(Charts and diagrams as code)
* Start *
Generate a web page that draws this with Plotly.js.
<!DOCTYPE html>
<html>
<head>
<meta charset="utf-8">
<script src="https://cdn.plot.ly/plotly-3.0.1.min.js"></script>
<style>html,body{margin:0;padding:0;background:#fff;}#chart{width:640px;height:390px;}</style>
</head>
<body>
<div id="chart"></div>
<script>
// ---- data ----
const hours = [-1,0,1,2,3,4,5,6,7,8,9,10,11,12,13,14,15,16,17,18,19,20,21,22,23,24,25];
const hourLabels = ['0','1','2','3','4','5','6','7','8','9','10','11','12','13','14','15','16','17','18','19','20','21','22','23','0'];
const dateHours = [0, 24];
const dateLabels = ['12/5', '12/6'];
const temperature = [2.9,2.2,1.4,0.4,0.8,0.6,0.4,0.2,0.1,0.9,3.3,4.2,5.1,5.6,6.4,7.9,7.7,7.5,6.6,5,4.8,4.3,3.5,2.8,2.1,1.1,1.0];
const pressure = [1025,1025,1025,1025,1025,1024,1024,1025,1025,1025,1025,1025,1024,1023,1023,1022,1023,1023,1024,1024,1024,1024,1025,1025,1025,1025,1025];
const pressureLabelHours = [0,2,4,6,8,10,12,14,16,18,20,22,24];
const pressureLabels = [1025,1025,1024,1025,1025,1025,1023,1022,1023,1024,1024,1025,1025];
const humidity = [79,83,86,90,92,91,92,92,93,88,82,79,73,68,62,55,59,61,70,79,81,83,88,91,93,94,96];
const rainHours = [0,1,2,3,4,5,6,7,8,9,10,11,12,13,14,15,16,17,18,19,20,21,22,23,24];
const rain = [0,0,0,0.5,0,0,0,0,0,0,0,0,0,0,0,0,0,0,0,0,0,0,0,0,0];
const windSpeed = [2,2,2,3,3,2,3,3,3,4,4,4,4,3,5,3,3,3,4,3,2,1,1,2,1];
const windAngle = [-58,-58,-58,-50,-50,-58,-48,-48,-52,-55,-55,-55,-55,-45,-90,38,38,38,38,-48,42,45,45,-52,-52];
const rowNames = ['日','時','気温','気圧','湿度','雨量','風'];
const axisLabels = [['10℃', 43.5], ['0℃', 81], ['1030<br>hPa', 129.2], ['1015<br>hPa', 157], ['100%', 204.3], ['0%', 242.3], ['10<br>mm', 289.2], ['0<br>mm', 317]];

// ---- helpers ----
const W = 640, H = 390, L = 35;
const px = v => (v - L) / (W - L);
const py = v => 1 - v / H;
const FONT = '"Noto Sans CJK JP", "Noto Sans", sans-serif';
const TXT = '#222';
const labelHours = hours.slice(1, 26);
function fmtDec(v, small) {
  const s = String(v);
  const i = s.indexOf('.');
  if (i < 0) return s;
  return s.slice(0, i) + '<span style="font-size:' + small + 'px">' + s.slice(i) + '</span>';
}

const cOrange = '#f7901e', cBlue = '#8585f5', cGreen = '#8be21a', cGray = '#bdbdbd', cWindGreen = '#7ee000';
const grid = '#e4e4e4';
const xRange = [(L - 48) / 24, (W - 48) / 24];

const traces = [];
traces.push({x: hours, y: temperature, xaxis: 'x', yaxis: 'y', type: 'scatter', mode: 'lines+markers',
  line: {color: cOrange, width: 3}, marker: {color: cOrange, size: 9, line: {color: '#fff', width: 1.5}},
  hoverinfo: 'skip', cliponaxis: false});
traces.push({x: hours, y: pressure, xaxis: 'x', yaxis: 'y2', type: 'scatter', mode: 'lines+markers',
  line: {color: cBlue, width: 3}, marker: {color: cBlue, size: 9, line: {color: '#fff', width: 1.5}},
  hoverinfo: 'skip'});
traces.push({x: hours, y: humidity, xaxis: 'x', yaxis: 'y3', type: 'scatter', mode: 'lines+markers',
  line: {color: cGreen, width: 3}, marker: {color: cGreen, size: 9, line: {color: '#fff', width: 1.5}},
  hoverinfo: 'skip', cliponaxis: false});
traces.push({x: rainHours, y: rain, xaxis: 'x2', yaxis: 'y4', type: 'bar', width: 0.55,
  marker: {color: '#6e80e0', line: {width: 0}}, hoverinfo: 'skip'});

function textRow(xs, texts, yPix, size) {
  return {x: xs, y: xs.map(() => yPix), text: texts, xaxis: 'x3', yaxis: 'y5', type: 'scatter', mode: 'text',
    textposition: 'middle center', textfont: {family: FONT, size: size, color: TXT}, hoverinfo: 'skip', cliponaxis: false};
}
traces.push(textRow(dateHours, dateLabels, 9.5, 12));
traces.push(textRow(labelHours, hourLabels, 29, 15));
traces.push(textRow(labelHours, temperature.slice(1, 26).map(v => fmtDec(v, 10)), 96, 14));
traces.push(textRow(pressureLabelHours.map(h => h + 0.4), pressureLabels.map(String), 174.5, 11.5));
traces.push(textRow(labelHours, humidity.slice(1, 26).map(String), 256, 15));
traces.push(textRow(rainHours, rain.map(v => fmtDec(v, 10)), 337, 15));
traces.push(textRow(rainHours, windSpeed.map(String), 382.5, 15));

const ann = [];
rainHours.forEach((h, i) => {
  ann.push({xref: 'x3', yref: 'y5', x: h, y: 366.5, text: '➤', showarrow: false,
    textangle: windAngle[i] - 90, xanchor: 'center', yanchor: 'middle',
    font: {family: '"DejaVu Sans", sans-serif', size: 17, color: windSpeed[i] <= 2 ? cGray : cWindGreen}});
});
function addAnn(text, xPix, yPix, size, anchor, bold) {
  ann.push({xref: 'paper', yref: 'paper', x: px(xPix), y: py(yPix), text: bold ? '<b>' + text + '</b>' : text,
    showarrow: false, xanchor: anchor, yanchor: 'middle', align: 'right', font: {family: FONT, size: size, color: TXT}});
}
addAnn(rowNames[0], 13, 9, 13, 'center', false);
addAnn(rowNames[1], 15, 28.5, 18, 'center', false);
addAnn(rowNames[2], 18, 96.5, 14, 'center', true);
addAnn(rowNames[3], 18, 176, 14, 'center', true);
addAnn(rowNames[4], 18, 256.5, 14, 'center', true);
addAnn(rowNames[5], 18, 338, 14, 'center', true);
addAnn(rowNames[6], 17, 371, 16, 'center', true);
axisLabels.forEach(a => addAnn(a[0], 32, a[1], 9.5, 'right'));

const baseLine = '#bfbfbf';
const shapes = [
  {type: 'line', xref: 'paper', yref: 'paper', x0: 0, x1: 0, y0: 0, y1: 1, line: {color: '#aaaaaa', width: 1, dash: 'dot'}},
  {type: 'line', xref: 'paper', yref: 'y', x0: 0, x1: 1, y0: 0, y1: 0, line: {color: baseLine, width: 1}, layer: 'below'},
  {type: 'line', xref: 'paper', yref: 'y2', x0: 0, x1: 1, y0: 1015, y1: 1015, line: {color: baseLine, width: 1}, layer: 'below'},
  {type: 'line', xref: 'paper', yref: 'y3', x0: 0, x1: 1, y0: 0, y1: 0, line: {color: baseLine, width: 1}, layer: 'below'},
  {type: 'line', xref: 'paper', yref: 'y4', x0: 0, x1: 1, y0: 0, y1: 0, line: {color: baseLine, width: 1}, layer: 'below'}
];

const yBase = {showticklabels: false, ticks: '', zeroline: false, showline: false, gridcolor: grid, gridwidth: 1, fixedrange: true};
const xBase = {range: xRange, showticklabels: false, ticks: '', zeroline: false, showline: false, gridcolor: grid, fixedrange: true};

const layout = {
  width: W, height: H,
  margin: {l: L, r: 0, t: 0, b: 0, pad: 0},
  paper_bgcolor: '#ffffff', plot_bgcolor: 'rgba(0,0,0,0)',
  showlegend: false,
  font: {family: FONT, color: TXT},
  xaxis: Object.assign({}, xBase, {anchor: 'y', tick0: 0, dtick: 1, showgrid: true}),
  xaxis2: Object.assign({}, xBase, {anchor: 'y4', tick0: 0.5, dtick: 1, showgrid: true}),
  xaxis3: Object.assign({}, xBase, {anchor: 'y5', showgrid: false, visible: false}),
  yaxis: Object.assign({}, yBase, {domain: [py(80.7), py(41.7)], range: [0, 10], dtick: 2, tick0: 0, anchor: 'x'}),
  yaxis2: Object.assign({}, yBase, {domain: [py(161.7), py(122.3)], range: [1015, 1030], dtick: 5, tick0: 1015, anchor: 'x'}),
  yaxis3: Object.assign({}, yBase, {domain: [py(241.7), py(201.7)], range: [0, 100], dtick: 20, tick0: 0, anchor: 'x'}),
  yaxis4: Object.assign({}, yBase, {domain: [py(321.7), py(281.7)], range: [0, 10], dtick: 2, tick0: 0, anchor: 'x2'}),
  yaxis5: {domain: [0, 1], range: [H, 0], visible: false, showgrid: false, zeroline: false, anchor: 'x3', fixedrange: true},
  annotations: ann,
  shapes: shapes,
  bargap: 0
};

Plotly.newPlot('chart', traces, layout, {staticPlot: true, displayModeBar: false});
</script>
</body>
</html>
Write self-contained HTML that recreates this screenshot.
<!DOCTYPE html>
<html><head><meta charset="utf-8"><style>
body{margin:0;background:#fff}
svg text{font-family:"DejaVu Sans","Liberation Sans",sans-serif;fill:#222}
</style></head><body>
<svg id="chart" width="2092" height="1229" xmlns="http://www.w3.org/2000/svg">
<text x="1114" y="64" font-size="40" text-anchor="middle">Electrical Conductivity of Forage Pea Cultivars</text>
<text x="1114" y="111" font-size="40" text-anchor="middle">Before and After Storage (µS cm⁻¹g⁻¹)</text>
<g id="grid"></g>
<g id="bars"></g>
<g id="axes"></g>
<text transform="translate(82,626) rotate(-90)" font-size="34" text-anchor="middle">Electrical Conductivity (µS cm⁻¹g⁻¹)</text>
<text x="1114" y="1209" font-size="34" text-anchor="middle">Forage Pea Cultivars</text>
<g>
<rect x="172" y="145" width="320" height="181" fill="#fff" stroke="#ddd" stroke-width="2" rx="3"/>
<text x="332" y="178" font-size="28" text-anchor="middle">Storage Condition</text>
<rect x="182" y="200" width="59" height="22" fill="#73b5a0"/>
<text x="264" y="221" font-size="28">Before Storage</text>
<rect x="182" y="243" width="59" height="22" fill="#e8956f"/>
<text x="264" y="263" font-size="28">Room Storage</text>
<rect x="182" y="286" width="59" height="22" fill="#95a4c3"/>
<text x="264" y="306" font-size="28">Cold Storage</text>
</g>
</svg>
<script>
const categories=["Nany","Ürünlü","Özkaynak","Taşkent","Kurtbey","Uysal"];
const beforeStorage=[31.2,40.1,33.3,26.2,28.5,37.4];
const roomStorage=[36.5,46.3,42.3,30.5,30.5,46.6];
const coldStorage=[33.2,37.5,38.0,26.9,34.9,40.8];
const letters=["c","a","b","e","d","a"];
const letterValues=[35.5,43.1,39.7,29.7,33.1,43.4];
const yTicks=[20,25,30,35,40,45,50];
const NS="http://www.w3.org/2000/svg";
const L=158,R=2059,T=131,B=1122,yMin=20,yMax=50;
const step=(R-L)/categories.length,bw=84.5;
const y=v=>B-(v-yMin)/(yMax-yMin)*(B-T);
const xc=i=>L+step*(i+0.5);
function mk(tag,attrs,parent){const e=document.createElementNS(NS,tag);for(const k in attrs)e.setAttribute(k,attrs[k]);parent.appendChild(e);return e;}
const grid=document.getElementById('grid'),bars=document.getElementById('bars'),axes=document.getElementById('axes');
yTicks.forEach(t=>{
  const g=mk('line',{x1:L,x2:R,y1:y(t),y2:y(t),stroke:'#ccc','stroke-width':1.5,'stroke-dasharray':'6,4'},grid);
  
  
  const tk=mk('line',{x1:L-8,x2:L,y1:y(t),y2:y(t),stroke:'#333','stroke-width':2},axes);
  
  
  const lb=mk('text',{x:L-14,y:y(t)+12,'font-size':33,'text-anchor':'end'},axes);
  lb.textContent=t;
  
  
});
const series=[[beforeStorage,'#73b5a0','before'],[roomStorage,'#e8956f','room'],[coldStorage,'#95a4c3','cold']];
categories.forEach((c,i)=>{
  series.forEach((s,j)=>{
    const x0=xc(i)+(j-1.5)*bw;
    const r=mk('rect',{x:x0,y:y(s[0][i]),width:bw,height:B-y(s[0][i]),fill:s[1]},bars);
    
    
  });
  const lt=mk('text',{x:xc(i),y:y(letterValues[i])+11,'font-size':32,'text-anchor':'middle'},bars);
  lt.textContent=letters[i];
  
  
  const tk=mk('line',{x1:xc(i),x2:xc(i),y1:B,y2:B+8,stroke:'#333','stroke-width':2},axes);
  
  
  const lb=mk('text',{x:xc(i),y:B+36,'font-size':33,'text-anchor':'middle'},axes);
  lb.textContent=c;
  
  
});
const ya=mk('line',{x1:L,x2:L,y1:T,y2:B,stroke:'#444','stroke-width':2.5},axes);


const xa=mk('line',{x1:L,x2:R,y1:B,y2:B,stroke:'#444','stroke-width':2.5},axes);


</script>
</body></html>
* End *
WHAT TO WORK ON: List the lines of the material in which the word "that" occurs.

CORRECT RESULT:
Generate a web page that draws this with Plotly.js.
Write self-contained HTML that recreates this screenshot.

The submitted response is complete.